Apparently, you can take the woman out of the South, but you can’t take the South out of her children.
(SMALL TANGENT: When you’re sitting on a kid-sized couch and forget you’re sitting on a kid-sized couch, the thing that happens when you try to stand up? THAT is what it feels like to be eight and a half months pregnant.)
After he answered her I told her to keep her voice down which is a really dumb thing to say to a kid her age. They think whispering means to yell in a really raspy voice. It’s what would happen if Don Corleone was only allowed to communicate through a megaphone.
And that’s what she continued to do, scream-whisper, dragging the boy by the hand through the planet room, up and down an installation that looked like an iceberg. And can I just say, WHOA, my kid is big. The boy’s father told me he had just turned two, so, yeah, of course she was bigger. But she looked like a bumbling giant about to swallow a whole meal. I wouldn’t have blinked an eye if she had tried to put his torso in her mouth.
I apologized in advance to the boy’s father if Marlo suddenly mutated into The Hulk and explained, “It’s so weird to have a kid who experiences no stranger danger. She’ll talk to anyone.”
“He will, too,” and he pointed to his son. “I’m glad they’re getting along. He’s usually the one initiating things.”
“My almost nine-year-old is somewhere browsing books,” I said. “When she was this age she’d have been clinging to my leg, desperately trying not to make eye contact with anyone.”
“Yeah?
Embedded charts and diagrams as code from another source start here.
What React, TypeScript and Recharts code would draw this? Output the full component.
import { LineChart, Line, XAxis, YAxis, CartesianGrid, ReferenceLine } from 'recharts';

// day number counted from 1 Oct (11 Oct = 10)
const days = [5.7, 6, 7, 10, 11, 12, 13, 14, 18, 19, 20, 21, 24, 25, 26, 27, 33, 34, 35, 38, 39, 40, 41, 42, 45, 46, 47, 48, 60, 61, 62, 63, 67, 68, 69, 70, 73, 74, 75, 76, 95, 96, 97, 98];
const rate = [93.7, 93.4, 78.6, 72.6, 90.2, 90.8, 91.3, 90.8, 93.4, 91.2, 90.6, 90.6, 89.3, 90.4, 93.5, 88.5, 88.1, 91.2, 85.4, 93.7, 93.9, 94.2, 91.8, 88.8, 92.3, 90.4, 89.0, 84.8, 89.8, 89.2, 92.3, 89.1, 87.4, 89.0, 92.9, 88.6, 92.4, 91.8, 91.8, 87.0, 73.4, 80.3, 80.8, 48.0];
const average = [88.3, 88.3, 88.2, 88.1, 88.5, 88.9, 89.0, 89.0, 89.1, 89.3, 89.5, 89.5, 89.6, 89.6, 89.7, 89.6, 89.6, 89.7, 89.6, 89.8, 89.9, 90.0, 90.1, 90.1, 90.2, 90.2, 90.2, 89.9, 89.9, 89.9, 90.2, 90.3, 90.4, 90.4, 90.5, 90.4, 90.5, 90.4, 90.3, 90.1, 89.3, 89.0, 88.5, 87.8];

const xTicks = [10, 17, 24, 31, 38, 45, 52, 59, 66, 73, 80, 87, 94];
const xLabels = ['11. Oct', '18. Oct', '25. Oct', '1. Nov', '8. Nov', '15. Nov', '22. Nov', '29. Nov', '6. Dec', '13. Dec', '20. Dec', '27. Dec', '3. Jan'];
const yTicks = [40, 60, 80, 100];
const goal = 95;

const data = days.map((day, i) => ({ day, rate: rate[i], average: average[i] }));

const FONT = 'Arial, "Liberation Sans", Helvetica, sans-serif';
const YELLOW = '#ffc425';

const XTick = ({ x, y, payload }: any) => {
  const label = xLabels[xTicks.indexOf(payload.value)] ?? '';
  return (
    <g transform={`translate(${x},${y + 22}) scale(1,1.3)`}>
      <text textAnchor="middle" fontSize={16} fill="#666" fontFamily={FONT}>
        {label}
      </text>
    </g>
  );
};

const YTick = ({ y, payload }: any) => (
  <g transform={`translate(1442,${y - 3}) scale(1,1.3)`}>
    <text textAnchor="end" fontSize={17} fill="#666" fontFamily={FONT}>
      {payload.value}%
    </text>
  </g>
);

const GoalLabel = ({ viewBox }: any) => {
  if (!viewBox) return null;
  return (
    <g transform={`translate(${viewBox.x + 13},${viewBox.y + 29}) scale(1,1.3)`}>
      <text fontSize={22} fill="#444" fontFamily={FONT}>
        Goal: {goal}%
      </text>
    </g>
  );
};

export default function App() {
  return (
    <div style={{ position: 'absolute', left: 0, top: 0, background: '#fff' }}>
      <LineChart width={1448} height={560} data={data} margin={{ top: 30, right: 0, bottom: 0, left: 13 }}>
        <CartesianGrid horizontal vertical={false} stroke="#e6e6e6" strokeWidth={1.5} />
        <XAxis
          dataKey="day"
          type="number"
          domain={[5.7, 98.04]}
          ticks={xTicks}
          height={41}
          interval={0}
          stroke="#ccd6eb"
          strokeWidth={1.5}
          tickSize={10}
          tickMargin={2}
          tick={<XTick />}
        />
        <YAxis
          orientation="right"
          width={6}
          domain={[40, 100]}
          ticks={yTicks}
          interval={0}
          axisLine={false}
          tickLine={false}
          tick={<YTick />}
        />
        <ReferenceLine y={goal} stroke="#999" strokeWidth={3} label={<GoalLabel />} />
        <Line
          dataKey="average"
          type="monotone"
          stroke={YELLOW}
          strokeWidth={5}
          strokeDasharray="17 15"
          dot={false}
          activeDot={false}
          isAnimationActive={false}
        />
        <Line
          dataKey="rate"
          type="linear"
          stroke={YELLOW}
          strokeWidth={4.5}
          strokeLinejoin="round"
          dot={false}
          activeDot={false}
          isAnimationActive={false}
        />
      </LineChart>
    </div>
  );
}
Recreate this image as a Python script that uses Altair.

Just different personalities?” he asked.
I nodded and remembered the months leading up to Marlo’s birth, wondering aloud here if this baby would be exactly like her sister. And so many of you who have multiple children were like, LISTEN. WORRY YOURSELF NOT. And good god, were you right. Which is why I think I should share these differences here for those of you wondering the same thing. Every kid is wildly, beautifully, hysterically different from the one who came before and any who come after. Witnessing those differences emerge is one of the very best things about the years I have spent as a parent, says the youngest of three children who is the only one who votes Democrat and thinks marijuana should be legal HI MOM HI DAD SURE GLAD YOU LOVE ME.